Provided records:
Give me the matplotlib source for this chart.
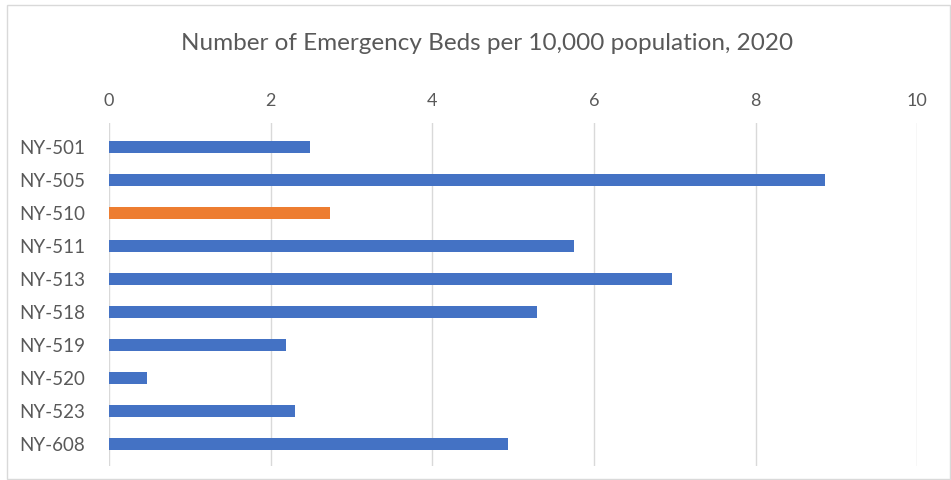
import matplotlib
matplotlib.use("Agg")
import matplotlib.pyplot as plt
from matplotlib.patches import Rectangle

# Emergency beds per 10,000 population by Continuum of Care, 2020
regions = ["NY-501", "NY-505", "NY-510", "NY-511", "NY-513",
           "NY-518", "NY-519", "NY-520", "NY-523", "NY-608"]
beds_per_10k = [2.49, 8.86, 2.74, 5.75, 6.96, 5.29, 2.19, 0.47, 2.30, 4.94]
highlight = "NY-510"
x_ticks = [0, 2, 4, 6, 8, 10]

BLUE = "#4472C4"
ORANGE = "#ED7D31"
GRID = "#D9D9D9"
TEXT = "#595959"

plt.rcParams["font.family"] = ["Lato", "DejaVu Sans"]

W, H = 951, 480
fig = plt.figure(figsize=(W / 100, H / 100), dpi=100)

# light chart-area frame
fig.patches.append(Rectangle((7 / W, 1 / H), 943 / W, 474 / H,
                             transform=fig.transFigure, fill=False,
                             edgecolor="#D9D9D9", linewidth=1.0))

# plot area in pixels: left, right, top, bottom
left, right, top, bottom = 109, 917.3, 123, 466
ax = fig.add_axes([left / W, 1 - bottom / H, (right - left) / W, (bottom - top) / H])

colors = [ORANGE if r == highlight else BLUE for r in regions]
ypos = list(range(len(regions)))
ax.barh(ypos, beds_per_10k, height=0.37, color=colors, zorder=3)

# category bands are 33 px; gridlines run a little past the first and last band
band = 33.0
ax.set_xlim(0, 10)
ax.set_ylim(len(regions) - 0.5 + (bottom - 460.5) / band, -0.5 - (130.8 - top) / band)
ax.set_xticks(x_ticks)
ax.set_xticklabels([str(t) for t in x_ticks])
ax.set_yticks(ypos)
ax.set_yticklabels(regions)

ax.xaxis.tick_top()
ax.tick_params(axis="x", length=0, pad=10, labelsize=13, labelcolor=TEXT)
ax.tick_params(axis="y", length=0, pad=17, labelsize=13.5, labelcolor=TEXT)

ax.grid(axis="x", color=GRID, linewidth=1.0, zorder=0)
for s in ax.spines.values():
    s.set_visible(False)

fig.text(487 / W, 1 - 43 / H, "Number of Emergency Beds per 10,000 population, 2020",
         ha="center", va="center", fontsize=17.5, color=TEXT)

fig.savefig("out.png", dpi=100)
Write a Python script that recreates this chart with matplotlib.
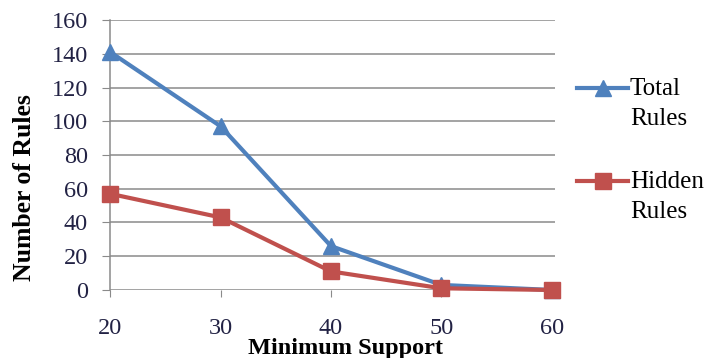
import matplotlib.pyplot as plt
from matplotlib.lines import Line2D

plt.rcParams['font.family'] = ['Liberation Serif', 'DejaVu Serif']

# data
min_support = [20, 30, 40, 50, 60]
total_rules = [141, 97, 26, 3, 0]
hidden_rules = [57, 43, 11, 1, 0]
series_names = ['Total\nRules', 'Hidden\nRules']

blue = '#4F81BD'
red = '#C0504D'
grey = '#8A8A8A'

fig = plt.figure(figsize=(7.07, 3.58), dpi=100)
ax = fig.add_axes([0.156, 0.19, 0.629, 0.754])

ax.plot(min_support, total_rules, color=blue, lw=3, marker='^', ms=12,
        clip_on=False, zorder=3)
ax.plot(min_support, hidden_rules, color=red, lw=3, marker='s', ms=11,
        clip_on=False, zorder=4)

ax.set_xlim(20, 60.3)
ax.set_ylim(0, 160)
ax.set_yticks(range(0, 161, 20))
ax.set_xticks(min_support)
ax.grid(axis='y', color=grey, lw=1.1)
ax.set_axisbelow(True)
for s in ['top', 'right', 'bottom']:
    ax.spines[s].set_visible(False)
ax.spines['left'].set_color(grey)
ax.spines['left'].set_linewidth(1.1)
ax.tick_params(axis='y', length=6, color=grey, labelsize=17.5, pad=10)
ax.tick_params(axis='x', length=5, color=grey, labelsize=17.5, pad=15)
for lbl in ax.get_yticklabels() + ax.get_xticklabels():
    lbl.set_color('#222244')

ax.set_xlabel('Minimum Support', fontsize=17.5, fontweight='bold')
ax.xaxis.set_label_coords(0.528, -0.178)
ax.set_ylabel('Number of Rules', fontsize=18.5, fontweight='bold')
ax.yaxis.set_label_coords(-0.166, 0.381)

# legend on the right: handle sits level with the first line of each label
legend_y = [88, 181]
handles = [dict(color=blue, marker='^', ms=12), dict(color=red, marker='s', ms=11)]
for name, y, h in zip(series_names, legend_y, handles):
    fy = 1 - y / 358
    fig.add_artist(Line2D([577 / 707, 628 / 707], [fy, fy], lw=3,
                          transform=fig.transFigure, markevery=[], **h))
    fig.add_artist(Line2D([603 / 707], [fy], lw=0,
                          transform=fig.transFigure, **h))
    fig.text(630 / 707, fy + 10 / 358, name, fontsize=18, va='top', ha='left',
             linespacing=1.45)

fig.savefig('out.png', dpi=100)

What to produce:
Take the records from their first line through the line containing "s.set_visible(False)" and please return exactly those lines, both ends included, minus the pictures.

Final result:
Give me the matplotlib source for this chart.
import matplotlib
matplotlib.use("Agg")
import matplotlib.pyplot as plt
from matplotlib.patches import Rectangle

# Emergency beds per 10,000 population by Continuum of Care, 2020
regions = ["NY-501", "NY-505", "NY-510", "NY-511", "NY-513",
           "NY-518", "NY-519", "NY-520", "NY-523", "NY-608"]
beds_per_10k = [2.49, 8.86, 2.74, 5.75, 6.96, 5.29, 2.19, 0.47, 2.30, 4.94]
highlight = "NY-510"
x_ticks = [0, 2, 4, 6, 8, 10]

BLUE = "#4472C4"
ORANGE = "#ED7D31"
GRID = "#D9D9D9"
TEXT = "#595959"

plt.rcParams["font.family"] = ["Lato", "DejaVu Sans"]

W, H = 951, 480
fig = plt.figure(figsize=(W / 100, H / 100), dpi=100)

# light chart-area frame
fig.patches.append(Rectangle((7 / W, 1 / H), 943 / W, 474 / H,
                             transform=fig.transFigure, fill=False,
                             edgecolor="#D9D9D9", linewidth=1.0))

# plot area in pixels: left, right, top, bottom
left, right, top, bottom = 109, 917.3, 123, 466
ax = fig.add_axes([left / W, 1 - bottom / H, (right - left) / W, (bottom - top) / H])

colors = [ORANGE if r == highlight else BLUE for r in regions]
ypos = list(range(len(regions)))
ax.barh(ypos, beds_per_10k, height=0.37, color=colors, zorder=3)

# category bands are 33 px; gridlines run a little past the first and last band
band = 33.0
ax.set_xlim(0, 10)
ax.set_ylim(len(regions) - 0.5 + (bottom - 460.5) / band, -0.5 - (130.8 - top) / band)
ax.set_xticks(x_ticks)
ax.set_xticklabels([str(t) for t in x_ticks])
ax.set_yticks(ypos)
ax.set_yticklabels(regions)

ax.xaxis.tick_top()
ax.tick_params(axis="x", length=0, pad=10, labelsize=13, labelcolor=TEXT)
ax.tick_params(axis="y", length=0, pad=17, labelsize=13.5, labelcolor=TEXT)

ax.grid(axis="x", color=GRID, linewidth=1.0, zorder=0)
for s in ax.spines.values():
    s.set_visible(False)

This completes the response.